As my regular blog readers know, I have had a torrent of problems with my tires.  I have had problems with excessive tire wear (which I hope to report an update on soon), but also just more mundane problems.  My wheels have a fair amount of curb rash particularly the right rear tire due to the tire’s profile and the large size of the Model S.  But I have not scraped a curb in a long time and I don’t fret over a few scratches.

My more mundane problem with this right rear tire is that I had a nail in the tire earlier this year.  I had the nail torn out and a plug put into the tire by my local mechanic.  The tire worked fine for several thousand miles.  Then in a bit of a rush, I scraped the sidewall of the tire.  Then a thousand miles later, the plug began to have a slow leak.

The Model S TPMS system does a good job warning you when a tire is less than 30-32psi.  I consistently will get a warning when the tire is around that threshold.  On the Model S, the software does not tell you which tire is leaking.  Ironically the TPMS on the Roadster did tell you which tire leaked!

I have four tires of the same vintage with significant wear, so replacing one tire would definitely require replacing two tires.  Tires are not free and they also use resources in manufacturing and shipping.  So I decided to delay the replacement by pumping air in the tire.  I did not look at a second repair of the plug.  The first repair cost me $47.60.  I live in an expensive neighborhood with an extremely reliable mechanic.  I could likely find another shop that may be able to do a second patch for less money, but I decided to not investigate that option.

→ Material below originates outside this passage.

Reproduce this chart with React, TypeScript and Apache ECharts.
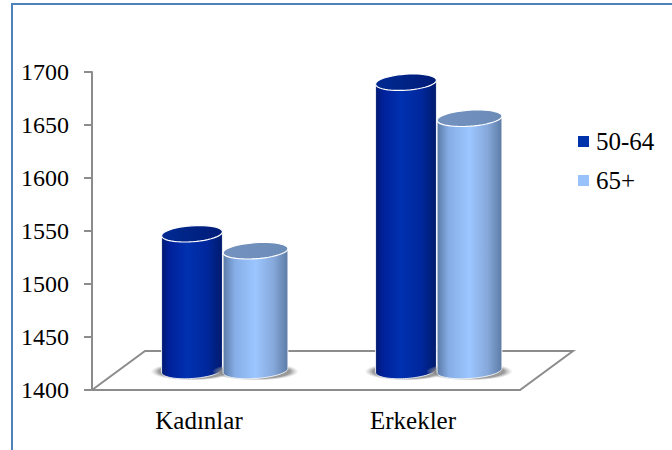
import React, { useEffect, useRef } from "react";
import * as echarts from "echarts";

const categories = ["Kadınlar", "Erkekler"];
const values5064 = [1529, 1672];
const values65 = [1513, 1638];
const yTicks = { min: 1400, max: 1700, step: 50 };

const FONT = "Liberation Serif";
const DEPTH_X = 53;
const DEPTH_Y = 39;
const AXIS = "#8c8c8c";

function ellipsePts(cx: number, cy: number, rx: number, ry: number, from: number, to: number, n = 48) {
  const tilt = (-4 * Math.PI) / 180;
  const pts: number[][] = [];
  for (let i = 0; i <= n; i++) {
    const t = from + ((to - from) * i) / n;
    const ex = rx * Math.cos(t);
    const ey = ry * Math.sin(t);
    pts.push([cx + ex * Math.cos(tilt) - ey * Math.sin(tilt), cy + ex * Math.sin(tilt) + ey * Math.cos(tilt)]);
  }
  return pts;
}

function hGrad(stops: [number, string][]) {
  return new echarts.graphic.LinearGradient(0, 0, 1, 0, stops.map(([offset, color]) => ({ offset, color })));
}

function cylinder(offset: number, width: number, body: [number, string][], top: [number, string][]) {
  return (params: any, api: any) => {
    const p = api.coord([api.value(0), api.value(1)]);
    const base = api.coord([api.value(0), yTicks.min]);
    const cx = p[0] + DEPTH_X / 2 + offset;
    const topY = p[1] - DEPTH_Y / 2;
    const botY = base[1] - DEPTH_Y / 2;
    const rx = width / 2;
    const ry = 8;
    const bodyPts = [
      ...ellipsePts(cx, botY, rx, ry, Math.PI, 0),
      ...ellipsePts(cx, topY, rx, ry, 0, -Math.PI),
    ];
    return {
      type: "group",
      children: [
        {
          type: "ellipse",
          shape: { cx: cx, cy: botY + 1, rx: rx + 11, ry: ry + 1 },
          style: {
            fill: new echarts.graphic.RadialGradient(0.5, 0.5, 0.5, [
              { offset: 0, color: "rgba(120,120,120,0.85)" },
              { offset: 0.8, color: "rgba(130,130,130,0.8)" },
              { offset: 1, color: "rgba(190,190,190,0)" },
            ]),
          },
        },
        {
          type: "polygon",
          shape: { points: bodyPts },
          style: { fill: hGrad(body), stroke: "rgba(255,255,255,0.85)", lineWidth: 1 },
        },
        {
          type: "polygon",
          shape: { points: ellipsePts(cx, topY, rx, ry, 0, Math.PI * 2) },
          style: { fill: hGrad(top), stroke: "#ffffff", lineWidth: 1.2 },
        },
      ],
    };
  };
}

function floor(params: any) {
  const g = params.coordSys;
  const l = g.x;
  const r = g.x + g.width;
  const b = g.y + g.height;
  return {
    type: "polygon",
    shape: {
      points: [
        [l, b],
        [l + DEPTH_X, b - DEPTH_Y],
        [r + DEPTH_X, b - DEPTH_Y],
        [r, b],
      ],
    },
    style: { fill: "#ffffff", stroke: AXIS, lineWidth: 2 },
  };
}

export default function App() {
  const ref = useRef<HTMLDivElement>(null);
  useEffect(() => {
    const chart = echarts.init(ref.current!, undefined, { renderer: "svg" });
    const darkBody: [number, string][] = [
      [0, "#001a70"], [0.12, "#00209a"], [0.42, "#0031b0"], [0.75, "#00279c"], [1, "#001a6c"],
    ];
    const darkTop: [number, string][] = [[0, "#002a92"], [1, "#001c78"]];
    const lightBody: [number, string][] = [
      [0, "#5a7aa6"], [0.18, "#86ade6"], [0.5, "#9cc6ff"], [0.78, "#86a8da"], [1, "#5c7ba6"],
    ];
    const lightTop: [number, string][] = [[0, "#7492bf"], [1, "#6c8cb8"]];
    chart.setOption({
      animation: false,
      backgroundColor: "#ffffff",
      textStyle: { fontFamily: FONT },
      graphic: [
        {
          type: "rect",
          shape: { x: 12, y: 4, width: 900, height: 700 },
          style: { fill: "none", stroke: "#4f81bd", lineWidth: 2 },
          silent: true,
        },
      ],
      grid: { left: 92, top: 72, width: 428, height: 318, containLabel: false },
      legend: {
        orient: "vertical",
        left: 578,
        top: 129,
        padding: 0,
        itemWidth: 11,
        itemHeight: 11,
        itemGap: 14,
        icon: "rect",
        textStyle: { fontFamily: FONT, fontSize: 25, color: "#000", padding: [0, 0, 0, 2] },
        data: [
          { name: "50-64", itemStyle: { color: "#0033ab" } },
          { name: "65+", itemStyle: { color: "#99c2fb" } },
        ],
      },
      xAxis: {
        type: "category",
        data: categories,
        axisLine: { lineStyle: { color: AXIS, width: 2 } },
        axisTick: { length: 8, lineStyle: { color: AXIS, width: 2 } },
        axisLabel: { fontFamily: FONT, fontSize: 25, color: "#000", margin: 18 },
      },
      yAxis: {
        type: "value",
        min: yTicks.min,
        max: yTicks.max,
        interval: yTicks.step,
        splitLine: { show: false },
        axisLine: { show: true, lineStyle: { color: AXIS, width: 2 } },
        axisTick: { show: true, length: 8, lineStyle: { color: AXIS, width: 2 } },
        axisLabel: {
          fontFamily: FONT,
          fontSize: 24,
          color: "#000",
          margin: 23,
          padding: [8, 0, 0, 0],
          formatter: (v: number) => String(v),
        },
      },
      series: [
        {
          name: "floor",
          type: "custom",
          coordinateSystem: "cartesian2d",
          renderItem: floor,
          data: [[0, yTicks.min]],
          encode: { x: 0, y: 1 },
          clip: false,
          silent: true,
          z: 1,
        },
        {
          name: "50-64",
          type: "custom",
          coordinateSystem: "cartesian2d",
          renderItem: cylinder(-33.5, 61, darkBody, darkTop),
          itemStyle: { color: "#0033ab" },
          data: values5064.map((v, i) => [i, v]),
          encode: { x: 0, y: 1 },
          clip: false,
          z: 2,
        },
        {
          name: "65+",
          type: "custom",
          coordinateSystem: "cartesian2d",
          renderItem: cylinder(30, 65, lightBody, lightTop),
          itemStyle: { color: "#99c2fb" },
          data: values65.map((v, i) => [i, v]),
          encode: { x: 0, y: 1 },
          clip: false,
          z: 3,
        },
      ],
    });
    return () => chart.dispose();
  }, []);
  return <div ref={ref} style={{ position: "absolute", left: 0, top: 0, width: 672, height: 450 }} />;
}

Instead for the last 5,000 miles, I have been simply pumping this tire with air every three days or so.  The tire leaks about 2-3 psi per day whether or not the car is driven.  So it is not that hard to top it off.  I have used three different methods:

Conventional Air Pump

Conventional Air Pump

The first method is to drive to a conventional gas station.  I only tried this method once as I was out and about when the tire pressure warning light indicated.  In the San Francisco Bay Area, many gas stations charge for air.  I found the process to be a hassle dealing with a charge based machine.  If the air was free, the process would be faster.

I find this picture quite amusing.  Not only are you buying air, which to me always feels ironic, you can use a pay phone to make a call at the same time.  And if you are feeling generous, you can donate some clothes or shoes.

 

Electric Air Pump

Electric Air Pump

The second method is to use an electric pump that works on the 12V plug in the Tesla.  I bought this kit online.  It is not the Tesla branded version but it is the same basic kit.  Using electricity it pumps air into your tire.  The process is not particularly fast and your car needs to be unlocked to connect to the plug.  I carry the pump with me in the car.

Standing Bicycle Pump

Standing Bicycle Pump

The third method is to use a standing bicycle pump.  This third method is my favorite method.  When I’m in the garage without my key, I can pump up the tire at the same rate as the electrical plug using this pump.  I also leave the pump near the car, and it helps to remind me to add some air. Most cyclists own one of these standing pumps and they cost under $50.  The standing pumps are much easier to use than the bicycle pump that you can carry on your bike.

With any of these three methods, it takes about five minutes to add about 8-10psi to a tire.  My car is going to Tesla soon and I’m likely going to buy at least two new tires.  Topping off the tire every few days is pretty painless but I think I’m ready to be pump free.